## Set exercise:
Write the data out again exactly, dropping any images it holds.
▼
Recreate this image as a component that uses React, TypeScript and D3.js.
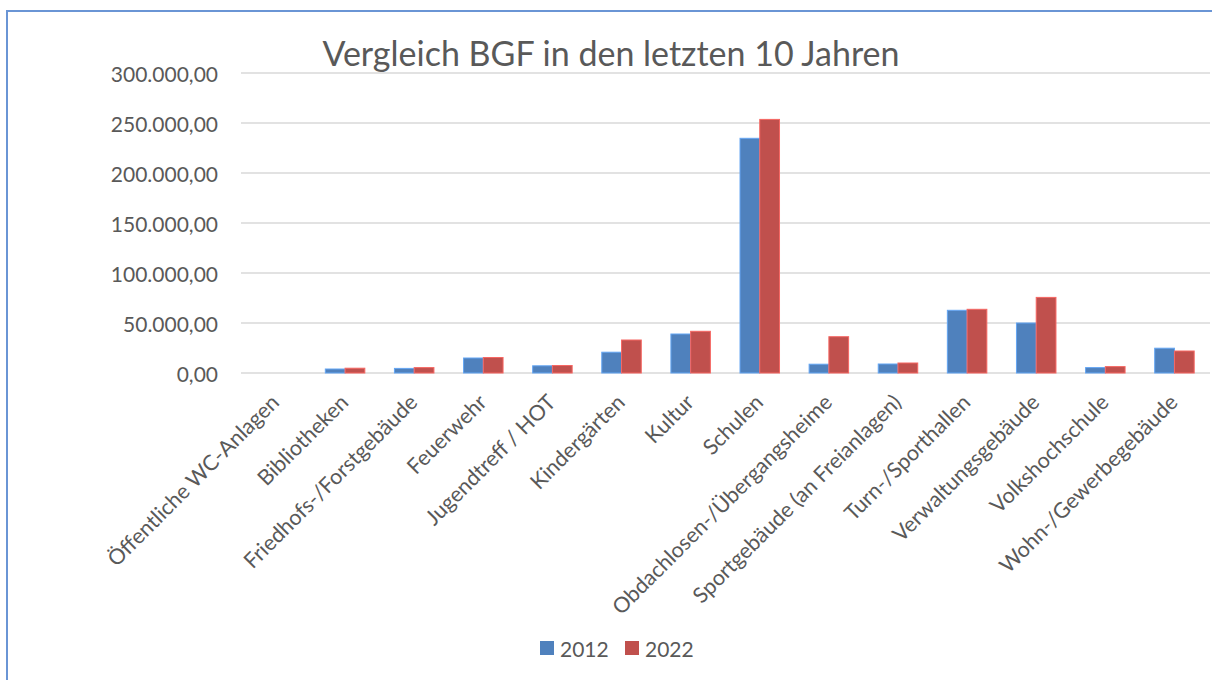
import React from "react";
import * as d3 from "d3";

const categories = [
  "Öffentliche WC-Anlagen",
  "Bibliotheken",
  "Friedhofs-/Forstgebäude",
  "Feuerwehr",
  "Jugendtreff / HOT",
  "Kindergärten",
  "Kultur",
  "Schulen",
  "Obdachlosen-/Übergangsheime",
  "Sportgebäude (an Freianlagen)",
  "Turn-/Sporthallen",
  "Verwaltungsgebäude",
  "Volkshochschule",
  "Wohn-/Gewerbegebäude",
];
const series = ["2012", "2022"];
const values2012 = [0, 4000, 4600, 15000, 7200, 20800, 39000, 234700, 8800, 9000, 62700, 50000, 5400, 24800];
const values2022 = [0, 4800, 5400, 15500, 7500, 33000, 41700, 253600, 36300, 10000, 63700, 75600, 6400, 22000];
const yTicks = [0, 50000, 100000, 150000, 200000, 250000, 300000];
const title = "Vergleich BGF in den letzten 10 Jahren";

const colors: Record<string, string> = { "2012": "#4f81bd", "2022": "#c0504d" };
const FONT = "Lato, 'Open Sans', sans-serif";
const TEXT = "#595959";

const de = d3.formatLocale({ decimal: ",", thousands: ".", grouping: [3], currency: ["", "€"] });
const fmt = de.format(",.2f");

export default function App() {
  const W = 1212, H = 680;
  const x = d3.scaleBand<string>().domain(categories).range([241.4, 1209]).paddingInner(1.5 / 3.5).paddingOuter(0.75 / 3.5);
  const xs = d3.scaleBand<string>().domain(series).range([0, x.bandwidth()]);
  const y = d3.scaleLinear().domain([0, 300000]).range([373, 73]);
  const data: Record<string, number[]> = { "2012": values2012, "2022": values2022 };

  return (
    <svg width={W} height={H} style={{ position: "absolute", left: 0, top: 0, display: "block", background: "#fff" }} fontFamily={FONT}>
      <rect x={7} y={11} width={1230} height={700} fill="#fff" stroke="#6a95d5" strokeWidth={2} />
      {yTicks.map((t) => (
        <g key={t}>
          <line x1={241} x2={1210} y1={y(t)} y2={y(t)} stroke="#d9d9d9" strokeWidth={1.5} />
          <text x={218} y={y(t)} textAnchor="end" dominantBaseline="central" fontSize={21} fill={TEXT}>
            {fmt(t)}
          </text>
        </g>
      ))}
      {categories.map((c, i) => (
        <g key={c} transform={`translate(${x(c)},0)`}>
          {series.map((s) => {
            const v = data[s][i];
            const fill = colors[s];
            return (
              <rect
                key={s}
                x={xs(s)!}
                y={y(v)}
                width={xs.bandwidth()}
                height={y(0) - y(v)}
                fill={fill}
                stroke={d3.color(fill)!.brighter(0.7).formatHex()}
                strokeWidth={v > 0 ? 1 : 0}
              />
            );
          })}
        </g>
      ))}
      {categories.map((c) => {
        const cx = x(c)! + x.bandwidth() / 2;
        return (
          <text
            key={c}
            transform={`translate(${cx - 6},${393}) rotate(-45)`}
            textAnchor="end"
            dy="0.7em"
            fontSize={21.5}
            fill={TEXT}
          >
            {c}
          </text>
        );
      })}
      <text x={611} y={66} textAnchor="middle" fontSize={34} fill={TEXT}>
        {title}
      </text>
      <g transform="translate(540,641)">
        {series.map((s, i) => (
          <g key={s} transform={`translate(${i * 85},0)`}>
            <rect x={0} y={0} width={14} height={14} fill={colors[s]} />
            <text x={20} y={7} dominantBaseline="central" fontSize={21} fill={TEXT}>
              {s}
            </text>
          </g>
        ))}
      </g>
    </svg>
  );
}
▲
## Written solution:
Recreate this image as a component that uses React, TypeScript and D3.js.
import React from "react";
import * as d3 from "d3";

const categories = [
  "Öffentliche WC-Anlagen",
  "Bibliotheken",
  "Friedhofs-/Forstgebäude",
  "Feuerwehr",
  "Jugendtreff / HOT",
  "Kindergärten",
  "Kultur",
  "Schulen",
  "Obdachlosen-/Übergangsheime",
  "Sportgebäude (an Freianlagen)",
  "Turn-/Sporthallen",
  "Verwaltungsgebäude",
  "Volkshochschule",
  "Wohn-/Gewerbegebäude",
];
const series = ["2012", "2022"];
const values2012 = [0, 4000, 4600, 15000, 7200, 20800, 39000, 234700, 8800, 9000, 62700, 50000, 5400, 24800];
const values2022 = [0, 4800, 5400, 15500, 7500, 33000, 41700, 253600, 36300, 10000, 63700, 75600, 6400, 22000];
const yTicks = [0, 50000, 100000, 150000, 200000, 250000, 300000];
const title = "Vergleich BGF in den letzten 10 Jahren";

const colors: Record<string, string> = { "2012": "#4f81bd", "2022": "#c0504d" };
const FONT = "Lato, 'Open Sans', sans-serif";
const TEXT = "#595959";

const de = d3.formatLocale({ decimal: ",", thousands: ".", grouping: [3], currency: ["", "€"] });
const fmt = de.format(",.2f");

export default function App() {
  const W = 1212, H = 680;
  const x = d3.scaleBand<string>().domain(categories).range([241.4, 1209]).paddingInner(1.5 / 3.5).paddingOuter(0.75 / 3.5);
  const xs = d3.scaleBand<string>().domain(series).range([0, x.bandwidth()]);
  const y = d3.scaleLinear().domain([0, 300000]).range([373, 73]);
  const data: Record<string, number[]> = { "2012": values2012, "2022": values2022 };

  return (
    <svg width={W} height={H} style={{ position: "absolute", left: 0, top: 0, display: "block", background: "#fff" }} fontFamily={FONT}>
      <rect x={7} y={11} width={1230} height={700} fill="#fff" stroke="#6a95d5" strokeWidth={2} />
      {yTicks.map((t) => (
        <g key={t}>
          <line x1={241} x2={1210} y1={y(t)} y2={y(t)} stroke="#d9d9d9" strokeWidth={1.5} />
          <text x={218} y={y(t)} textAnchor="end" dominantBaseline="central" fontSize={21} fill={TEXT}>
            {fmt(t)}
          </text>
        </g>
      ))}
      {categories.map((c, i) => (
        <g key={c} transform={`translate(${x(c)},0)`}>
          {series.map((s) => {
            const v = data[s][i];
            const fill = colors[s];
            return (
              <rect
                key={s}
                x={xs(s)!}
                y={y(v)}
                width={xs.bandwidth()}
                height={y(0) - y(v)}
                fill={fill}
                stroke={d3.color(fill)!.brighter(0.7).formatHex()}
                strokeWidth={v > 0 ? 1 : 0}
              />
            );
          })}
        </g>
      ))}
      {categories.map((c) => {
        const cx = x(c)! + x.bandwidth() / 2;
        return (
          <text
            key={c}
            transform={`translate(${cx - 6},${393}) rotate(-45)`}
            textAnchor="end"
            dy="0.7em"
            fontSize={21.5}
            fill={TEXT}
          >
            {c}
          </text>
        );
      })}
      <text x={611} y={66} textAnchor="middle" fontSize={34} fill={TEXT}>
        {title}
      </text>
      <g transform="translate(540,641)">
        {series.map((s, i) => (
          <g key={s} transform={`translate(${i * 85},0)`}>
            <rect x={0} y={0} width={14} height={14} fill={colors[s]} />
            <text x={20} y={7} dominantBaseline="central" fontSize={21} fill={TEXT}>
              {s}
            </text>
          </g>
        ))}
      </g>
    </svg>
  );
}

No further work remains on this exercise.